▸ WHAT TO PRODUCE: Print word for word the first line of the listing below and every line after it, through the line with "Ready, AWS Multi-AZ)</text>". Leave out the pictures and the rest.

★ ★ ★ ★ ★ ★ ★

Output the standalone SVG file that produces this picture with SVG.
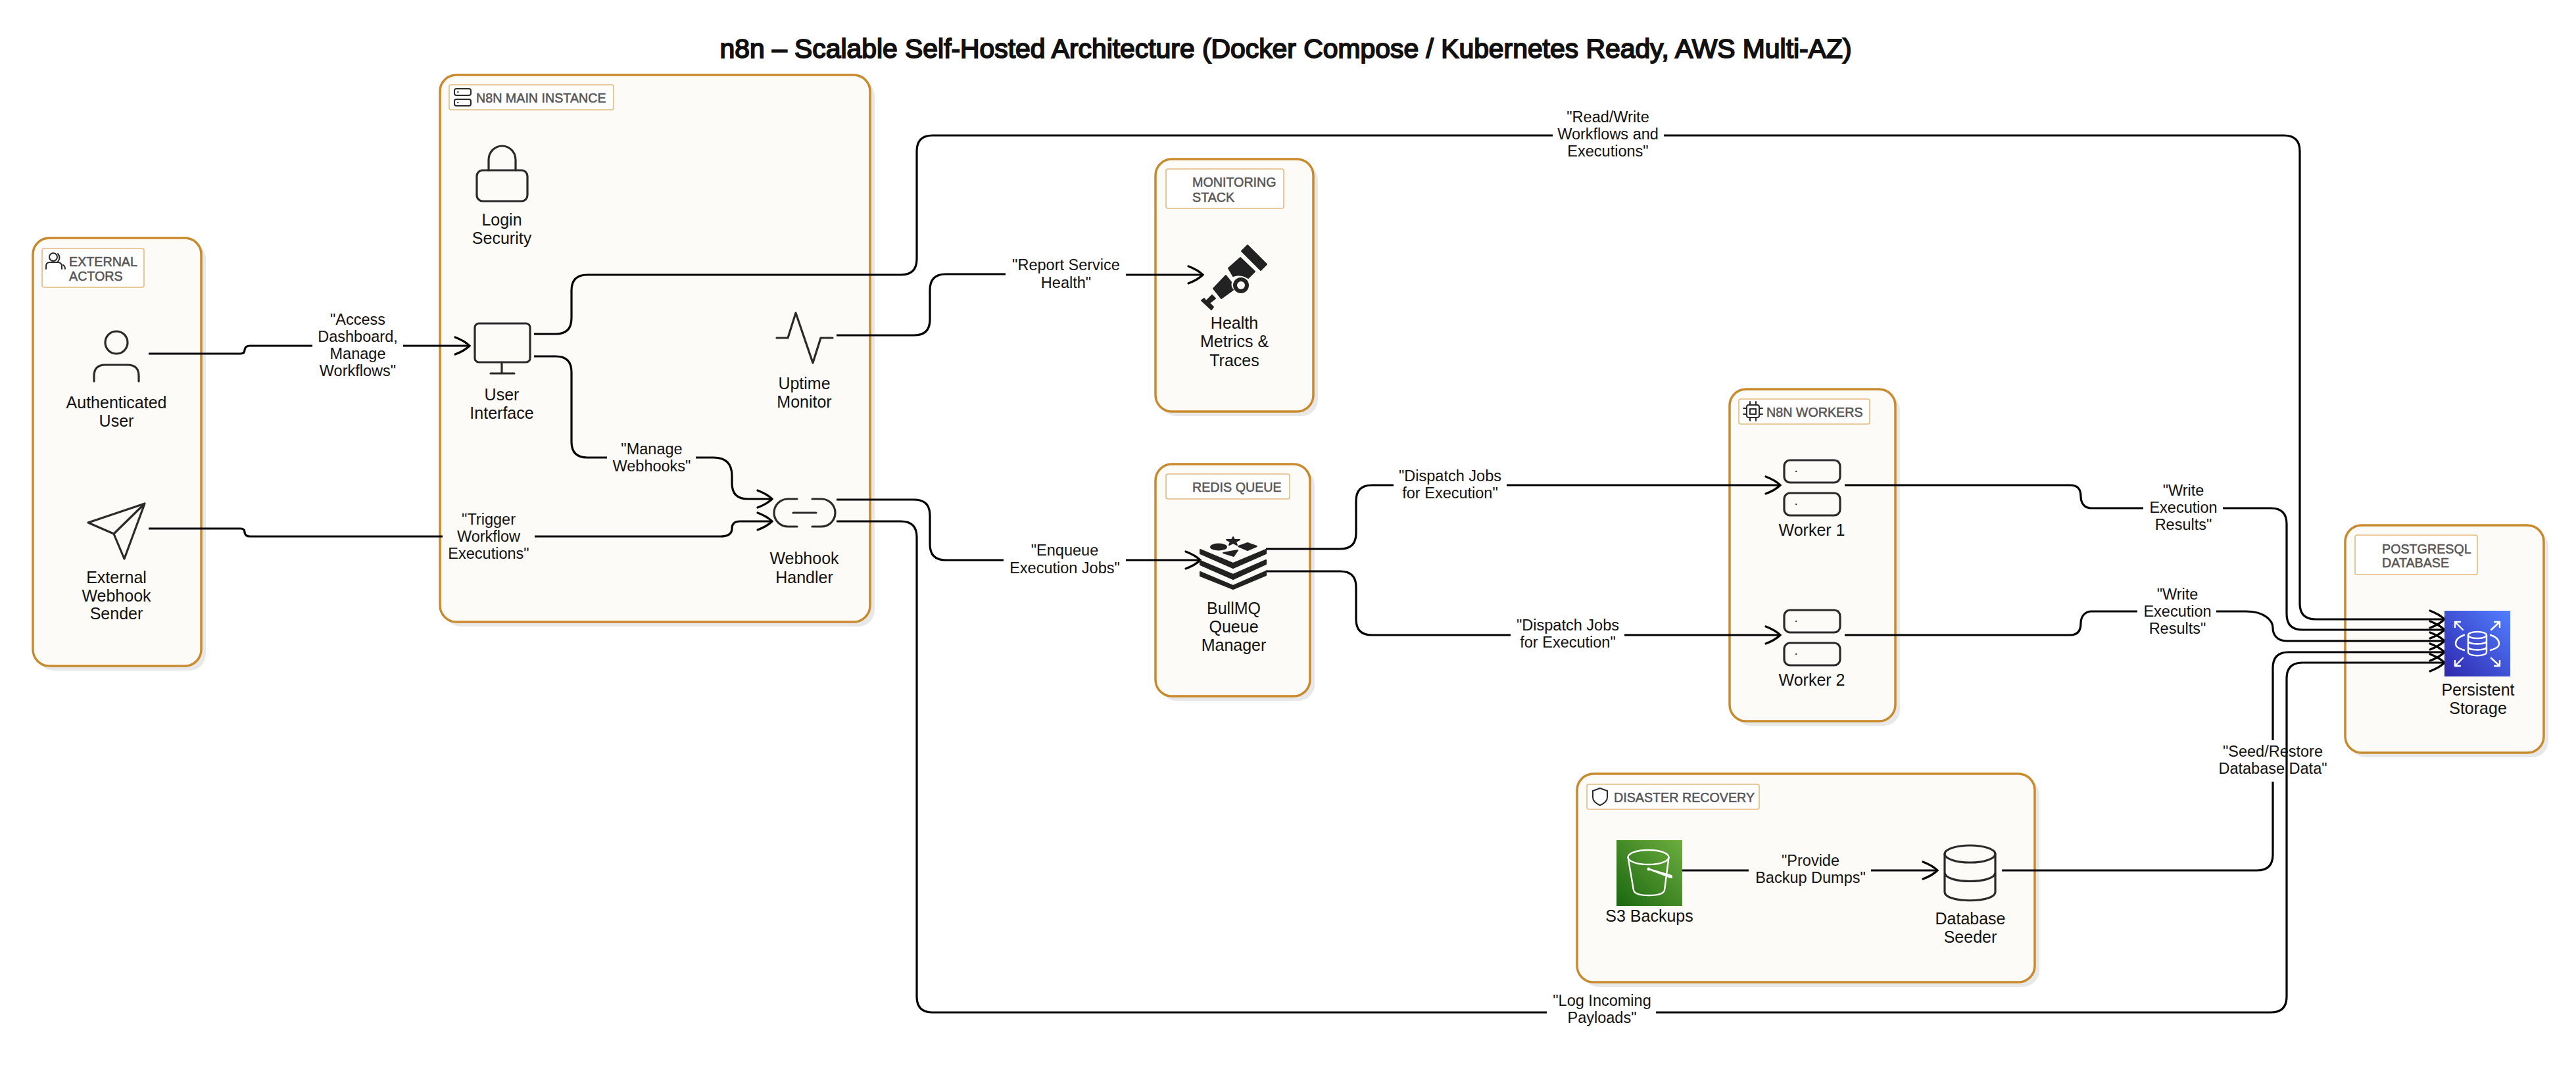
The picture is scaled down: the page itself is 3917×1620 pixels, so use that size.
<svg xmlns="http://www.w3.org/2000/svg" width="3917" height="1620" viewBox="0 0 3917 1620">
<style>
text{font-family:"Liberation Sans",Arial,sans-serif}
.title{font-size:41px;fill:#111;stroke:#111;stroke-width:1.9;text-anchor:middle}
.n{font-size:25px;fill:#111;text-anchor:middle}
.e{font-size:23.5px;fill:#111;text-anchor:middle}
.g{font-size:19.7px;fill:#555;stroke:#555;stroke-width:.5}
.box{fill:#fcfbf7;stroke:#c98a2e;stroke-width:3.5}
.sh{fill:#e8e8e8}
.lb{fill:#fff;stroke:#e3bb80;stroke-width:1.6}
.i{fill:none;stroke:#2a2a2a;stroke-width:3.2;stroke-linecap:round;stroke-linejoin:round}
.t{fill:none;stroke:#2a2a2a;stroke-width:2;stroke-linecap:round;stroke-linejoin:round}
.f{fill:#222;stroke:#222;stroke-width:2;stroke-linejoin:round}
.w{fill:none;stroke:#fff;stroke-width:2.4;stroke-linecap:round;stroke-linejoin:round}
.c{fill:none;stroke:#000;stroke-width:3.2}
.c .a{marker-end:url(#arrow)}
</style>
<defs>
<marker id="arrow" markerUnits="userSpaceOnUse" markerWidth="28" markerHeight="32" refX="23" refY="14" orient="auto" overflow="visible">
<path d="M1 1C9 4 17 8 23 14C17 20 9 24 1 27" fill="none" stroke="#000" stroke-width="3.2" stroke-linecap="round"/>
</marker>
<linearGradient id="blue" x1="0" y1="1" x2="1" y2="0"><stop offset="0" stop-color="#2e27ad"/><stop offset="1" stop-color="#527fff"/></linearGradient>
<linearGradient id="green" x1="0" y1="1" x2="1" y2="0"><stop offset="0" stop-color="#1b660f"/><stop offset="1" stop-color="#6cae3e"/></linearGradient>
</defs>
<rect width="3917" height="1620" fill="#fff"/>
<text class="title" x="1955" y="88" textLength="1721" lengthAdjust="spacingAndGlyphs">n8n – Scalable Self-Hosted Architecture (Docker Compose / Kubernetes Ready, AWS Multi-AZ)</text>

<g id="group-external-actors">
<rect class="sh" x="57" y="369" width="256" height="651" rx="25"/>
<rect class="box" x="50" y="362" width="256" height="651" rx="25"/>
<rect class="lb" x="64" y="378" width="155" height="59" rx="3"/>
<path class="t" d="M70 409V405Q70 399 76 399H87Q94 399 94 405V409M88 386Q93 392 88 398M96 403Q99 405 99 409"/>
<circle class="t" cx="81" cy="391" r="6"/>
<text class="g" x="105" y="405">EXTERNAL</text><text class="g" x="105" y="427">ACTORS</text>
</g>
<g id="group-main">
<rect class="sh" x="676" y="121" width="654" height="832" rx="25"/>
<rect class="box" x="669" y="114" width="654" height="832" rx="25"/>
<rect class="lb" x="683" y="129" width="250" height="38" rx="3"/>
<rect class="t" x="691" y="135" width="25" height="10" rx="3"/><rect class="t" x="691" y="151" width="25" height="10" rx="3"/>
<path class="t" d="M696 140h.5M696 156h.5"/>
<text class="g" x="724" y="156">N8N MAIN INSTANCE</text>
</g>
<g id="group-monitoring">
<rect class="sh" x="1764" y="249" width="240" height="384" rx="25"/>
<rect class="box" x="1757" y="242" width="240" height="384" rx="25"/>
<rect class="lb" x="1773" y="257" width="179" height="60" rx="3"/>
<text class="g" x="1813" y="284">MONITORING</text><text class="g" x="1813" y="307">STACK</text>
</g>
<g id="group-redis">
<rect class="sh" x="1764" y="713" width="235" height="353" rx="25"/>
<rect class="box" x="1757" y="706" width="235" height="353" rx="25"/>
<rect class="lb" x="1773" y="721" width="188" height="38" rx="3"/>
<text class="g" x="1813" y="748">REDIS QUEUE</text>
</g>
<g id="group-workers">
<rect class="sh" x="2637" y="599" width="252" height="505" rx="25"/>
<rect class="box" x="2630" y="592" width="252" height="505" rx="25"/>
<rect class="lb" x="2644" y="607" width="199" height="38" rx="3"/>
<rect class="t" x="2656" y="616" width="19" height="19" rx="3"/><rect class="t" x="2661" y="622" width="9" height="8"/>
<path class="t" d="M2661 611v5M2670 611v5M2661 635v5M2670 635v5M2651 621h5M2651 630h5M2675 621h5M2675 630h5"/>
<text class="g" x="2686" y="634">N8N WORKERS</text>
</g>
<g id="group-recovery">
<rect class="sh" x="2405" y="1184" width="696" height="317" rx="25"/>
<rect class="box" x="2398" y="1177" width="696" height="317" rx="25"/>
<rect class="lb" x="2413" y="1193" width="262" height="38" rx="3"/>
<path class="t" d="M2433 1199L2444 1203V1213Q2444 1220 2433 1225Q2422 1220 2422 1213V1203Z"/>
<text class="g" x="2454" y="1220">DISASTER RECOVERY</text>
</g>
<g id="group-postgres">
<rect class="sh" x="3573" y="806" width="302" height="346" rx="25"/>
<rect class="box" x="3566" y="799" width="302" height="346" rx="25"/>
<rect class="lb" x="3581" y="814" width="186" height="60" rx="3"/>
<text class="g" x="3622" y="842">POSTGRESQL</text><text class="g" x="3622" y="863">DATABASE</text>
</g>

<g id="connectors" class="c">
<path d="M226 538H366Q372 538 372 532Q373 526 380 526H475"/><path class="a" d="M613 526H714"/>
<path d="M812 508H845Q869 508 869 484V442Q869 418 893 418H1370Q1394 418 1394 394V230Q1394 206 1418 206H2361"/><path class="a" d="M2530 206H3473Q3497 206 3497 230V918Q3497 942 3521 942H3717"/>
<path d="M812 542H845Q869 542 869 566V672Q869 696 893 696H923"/><path class="a" d="M1058 696H1085Q1113 696 1113 724V735Q1113 759 1137 759H1174"/>
<path d="M226 804H366Q372 804 372 810Q373 816 380 816H673"/><path class="a" d="M813 816H1095Q1113 816 1113 804Q1113 793 1125 793H1174"/>
<path d="M1272 510H1390Q1414 510 1414 486V441Q1414 417 1438 417H1529"/><path class="a" d="M1712 418H1829"/>
<path d="M1272 760H1390Q1414 760 1414 784V828Q1414 852 1438 852H1526"/><path class="a" d="M1712 852H1825"/>
<path d="M1272 793H1370Q1394 793 1394 817V1516Q1394 1540 1418 1540H2352"/><path class="a" d="M2518 1540H3453Q3477 1540 3477 1516V1032Q3477 1008 3501 1008H3717"/>
<path d="M1925 835H2038Q2062 835 2062 811V762Q2062 738 2086 738H2119"/><path class="a" d="M2291 738H2707"/>
<path d="M1925 869H2038Q2062 869 2062 893V942Q2062 966 2086 966H2297"/><path class="a" d="M2470 966H2707"/>
<path d="M2805 738H3148C3160 738 3164 745 3164 755C3164 766 3170 773 3180 773H3259"/><path class="a" d="M3380 773H3453Q3477 773 3477 797V934Q3477 958 3501 958H3717"/>
<path d="M2805 966H3148C3160 966 3164 958 3164 948C3164 938 3170 930 3180 930H3250"/><path class="a" d="M3370 930H3415C3445 930 3456 945 3456 955C3456 965 3462 975 3477 975H3717"/>
<path d="M2558 1324H2659"/><path class="a" d="M2845 1324H2946"/>
<path d="M3044 1324H3432Q3456 1324 3456 1300V1189"/><path class="a" d="M3456 1126V1016Q3456 992 3480 992H3717"/>
</g>
<g id="edge-labels">
<text class="e" x="544" y="494">"Access</text><text class="e" x="544" y="520">Dashboard,</text><text class="e" x="544" y="546">Manage</text><text class="e" x="544" y="572">Workflows"</text>
<text class="e" x="2445" y="186">"Read/Write</text><text class="e" x="2445" y="212">Workflows and</text><text class="e" x="2445" y="238">Executions"</text>
<text class="e" x="991" y="691">"Manage</text><text class="e" x="991" y="717">Webhooks"</text>
<text class="e" x="743" y="798">"Trigger</text><text class="e" x="743" y="824">Workflow</text><text class="e" x="743" y="850">Executions"</text>
<text class="e" x="1621" y="411">"Report Service</text><text class="e" x="1621" y="438">Health"</text>
<text class="e" x="1619" y="845">"Enqueue</text><text class="e" x="1619" y="872">Execution Jobs"</text>
<text class="e" x="2205" y="732">"Dispatch Jobs</text><text class="e" x="2205" y="758">for Execution"</text>
<text class="e" x="2384" y="959">"Dispatch Jobs</text><text class="e" x="2384" y="985">for Execution"</text>
<text class="e" x="3320" y="754">"Write</text><text class="e" x="3320" y="780">Execution</text><text class="e" x="3320" y="806">Results"</text>
<text class="e" x="3311" y="912">"Write</text><text class="e" x="3311" y="938">Execution</text><text class="e" x="3311" y="964">Results"</text>
<text class="e" x="2753" y="1317">"Provide</text><text class="e" x="2753" y="1343">Backup Dumps"</text>
<text class="e" x="3456" y="1151">"Seed/Restore</text><text class="e" x="3456" y="1177">Database Data"</text>
<text class="e" x="2436" y="1530">"Log Incoming</text><text class="e" x="2436" y="1556">Payloads"</text>
</g>

<g id="node-user">
<ellipse class="i" cx="177" cy="521" rx="17" ry="17"/>
<path class="i" d="M143 580V572Q143 555 160 555H194Q211 555 211 572V580"/>
<text class="n" x="177" y="621">Authenticated</text><text class="n" x="177" y="649">User</text>
</g>
<g id="node-webhook-sender">
<path class="i" d="M134 795L220 766L189 850L173 812ZM173 812L220 766"/>
<text class="n" x="177" y="887">External</text><text class="n" x="177" y="915">Webhook</text><text class="n" x="177" y="942">Sender</text>
</g>
<g id="node-login">
<rect class="i" x="725" y="259" width="77" height="47" rx="9"/>
<path class="i" d="M743 259V243A20.500 21 0 0 1 784 243V259"/>
<text class="n" x="763" y="343">Login</text><text class="n" x="763" y="371">Security</text>
</g>
<g id="node-ui">
<rect class="i" x="722" y="492" width="84" height="59" rx="6"/>
<path class="i" d="M763 551V568M746 568H782"/>
<text class="n" x="763" y="609">User</text><text class="n" x="763" y="637">Interface</text>
</g>
<g id="node-uptime">
<path class="i" d="M1181 514H1198L1210 476L1236 552L1248 514H1266"/>
<text class="n" x="1223" y="592">Uptime</text><text class="n" x="1223" y="620">Monitor</text>
</g>
<g id="node-webhook">
<path class="i" d="M1212 759H1198A21 21 0 0 0 1198 801H1212M1235 759H1249A21 21 0 0 1 1249 801H1235M1206 780H1241"/>
<text class="n" x="1223" y="858">Webhook</text><text class="n" x="1223" y="887">Handler</text>
</g>
<g id="node-health">
<path class="f" d="M1897 373L1926 402L1917 411L1888 382Z"/>
<path class="f" d="M1868 408L1886 392L1908 413L1898 423Q1887 416 1875 420Z"/>
<path class="f" d="M1845 439L1864 419L1872 429Q1870 436 1875 441L1857 454Z"/>
<circle cx="1887" cy="434" r="9" fill="none" stroke="#222" stroke-width="6"/>
<path class="f" d="M1827 457L1842 471L1845 467L1839 461L1848 454L1843 449L1834 458L1831 454Z"/>
<text class="n" x="1877" y="500">Health</text><text class="n" x="1877" y="528">Metrics &amp;</text><text class="n" x="1877" y="557">Traces</text>
</g>
<g id="node-bullmq">
<path class="f" d="M1825 836L1875 857L1925 836V842L1875 864L1825 842Z"/>
<path class="f" d="M1825 853L1875 874L1925 852V858L1875 881L1825 859Z"/>
<path class="f" d="M1825 870L1875 891L1925 869V875L1875 896L1825 876Z"/>
<ellipse class="f" cx="1853" cy="832" rx="12" ry="4.500"/>
<path class="f" d="M1875 817L1877 821L1885 821L1879 824L1881 829L1875 826L1869 829L1871 824L1865 821L1873 821Z"/>
<path class="f" d="M1883 831L1897 826L1911 831L1897 837Z"/>
<path class="f" d="M1860 841L1882 837L1876 846Z"/>
<text class="n" x="1876" y="934">BullMQ</text><text class="n" x="1876" y="962">Queue</text><text class="n" x="1876" y="990">Manager</text>
</g>
<g id="node-worker-1">
<rect class="i" x="2713" y="700" width="85" height="34" rx="9"/><rect class="i" x="2713" y="750" width="85" height="34" rx="9"/>
<path class="t" d="M2731 717h.5M2731 767h.5"/>
<text class="n" x="2755" y="815">Worker 1</text>
</g>
<g id="node-worker-2">
<rect class="i" x="2713" y="928" width="85" height="34" rx="9"/><rect class="i" x="2713" y="978" width="85" height="34" rx="9"/>
<path class="t" d="M2731 945h.5M2731 995h.5"/>
<text class="n" x="2755" y="1043">Worker 2</text>
</g>
<g id="node-s3">
<rect x="2458" y="1278" width="100" height="100" fill="url(#green)"/>
<ellipse class="w" cx="2506.500" cy="1304" rx="31" ry="11"/>
<path class="w" d="M2475.500 1304L2484 1354Q2486 1362 2507 1362Q2529 1362 2531 1354L2537.500 1304M2507 1322L2541 1332Q2544 1336 2538 1334Z"/>
<circle cx="2507" cy="1322" r="2.500" fill="#fff"/>
<text class="n" x="2508" y="1402">S3 Backups</text>
</g>
<g id="node-seeder">
<ellipse class="i" cx="2995.500" cy="1299" rx="38.500" ry="13"/>
<path class="i" d="M2957 1299V1357C2957 1374 3034 1374 3034 1357V1299M2957 1327C2957 1345 3034 1345 3034 1327"/>
<text class="n" x="2996" y="1406">Database</text><text class="n" x="2996" y="1434">Seeder</text>
</g>
<g id="node-postgres">
<rect x="3717" y="929" width="100" height="100" fill="url(#blue)"/>
<path class="w" d="M3745 958L3733 946M3733 954V946H3741M3788 958L3801 946M3793 946H3801V954M3745 1001L3733 1013M3733 1005V1013H3741M3788 1001L3801 1013M3801 1005V1013H3793"/>
<path class="w" d="M3747 966C3738 969 3734 974 3734 979C3734 984 3738 986 3747 989M3787 966C3796 969 3800 974 3800 979C3800 984 3796 986 3787 989"/>
<ellipse class="w" cx="3767" cy="966" rx="14" ry="5"/>
<path class="w" d="M3753 966V992C3753 999 3781 999 3781 992V966M3753 975C3753 981 3781 981 3781 975M3753 984C3753 990 3781 990 3781 984"/>
<text class="n" x="3768" y="1058">Persistent</text><text class="n" x="3768" y="1086">Storage</text>
</g>
</svg>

★ ★ ★ ★ ★ ★ ★

▸ ANSWER TO THIS EXERCISE:
Output the standalone SVG file that produces this picture with SVG.
The picture is scaled down: the page itself is 3917×1620 pixels, so use that size.
<svg xmlns="http://www.w3.org/2000/svg" width="3917" height="1620" viewBox="0 0 3917 1620">
<style>
text{font-family:"Liberation Sans",Arial,sans-serif}
.title{font-size:41px;fill:#111;stroke:#111;stroke-width:1.9;text-anchor:middle}
.n{font-size:25px;fill:#111;text-anchor:middle}
.e{font-size:23.5px;fill:#111;text-anchor:middle}
.g{font-size:19.7px;fill:#555;stroke:#555;stroke-width:.5}
.box{fill:#fcfbf7;stroke:#c98a2e;stroke-width:3.5}
.sh{fill:#e8e8e8}
.lb{fill:#fff;stroke:#e3bb80;stroke-width:1.6}
.i{fill:none;stroke:#2a2a2a;stroke-width:3.2;stroke-linecap:round;stroke-linejoin:round}
.t{fill:none;stroke:#2a2a2a;stroke-width:2;stroke-linecap:round;stroke-linejoin:round}
.f{fill:#222;stroke:#222;stroke-width:2;stroke-linejoin:round}
.w{fill:none;stroke:#fff;stroke-width:2.4;stroke-linecap:round;stroke-linejoin:round}
.c{fill:none;stroke:#000;stroke-width:3.2}
.c .a{marker-end:url(#arrow)}
</style>
<defs>
<marker id="arrow" markerUnits="userSpaceOnUse" markerWidth="28" markerHeight="32" refX="23" refY="14" orient="auto" overflow="visible">
<path d="M1 1C9 4 17 8 23 14C17 20 9 24 1 27" fill="none" stroke="#000" stroke-width="3.2" stroke-linecap="round"/>
</marker>
<linearGradient id="blue" x1="0" y1="1" x2="1" y2="0"><stop offset="0" stop-color="#2e27ad"/><stop offset="1" stop-color="#527fff"/></linearGradient>
<linearGradient id="green" x1="0" y1="1" x2="1" y2="0"><stop offset="0" stop-color="#1b660f"/><stop offset="1" stop-color="#6cae3e"/></linearGradient>
</defs>
<rect width="3917" height="1620" fill="#fff"/>
<text class="title" x="1955" y="88" textLength="1721" lengthAdjust="spacingAndGlyphs">n8n – Scalable Self-Hosted Architecture (Docker Compose / Kubernetes Ready, AWS Multi-AZ)</text>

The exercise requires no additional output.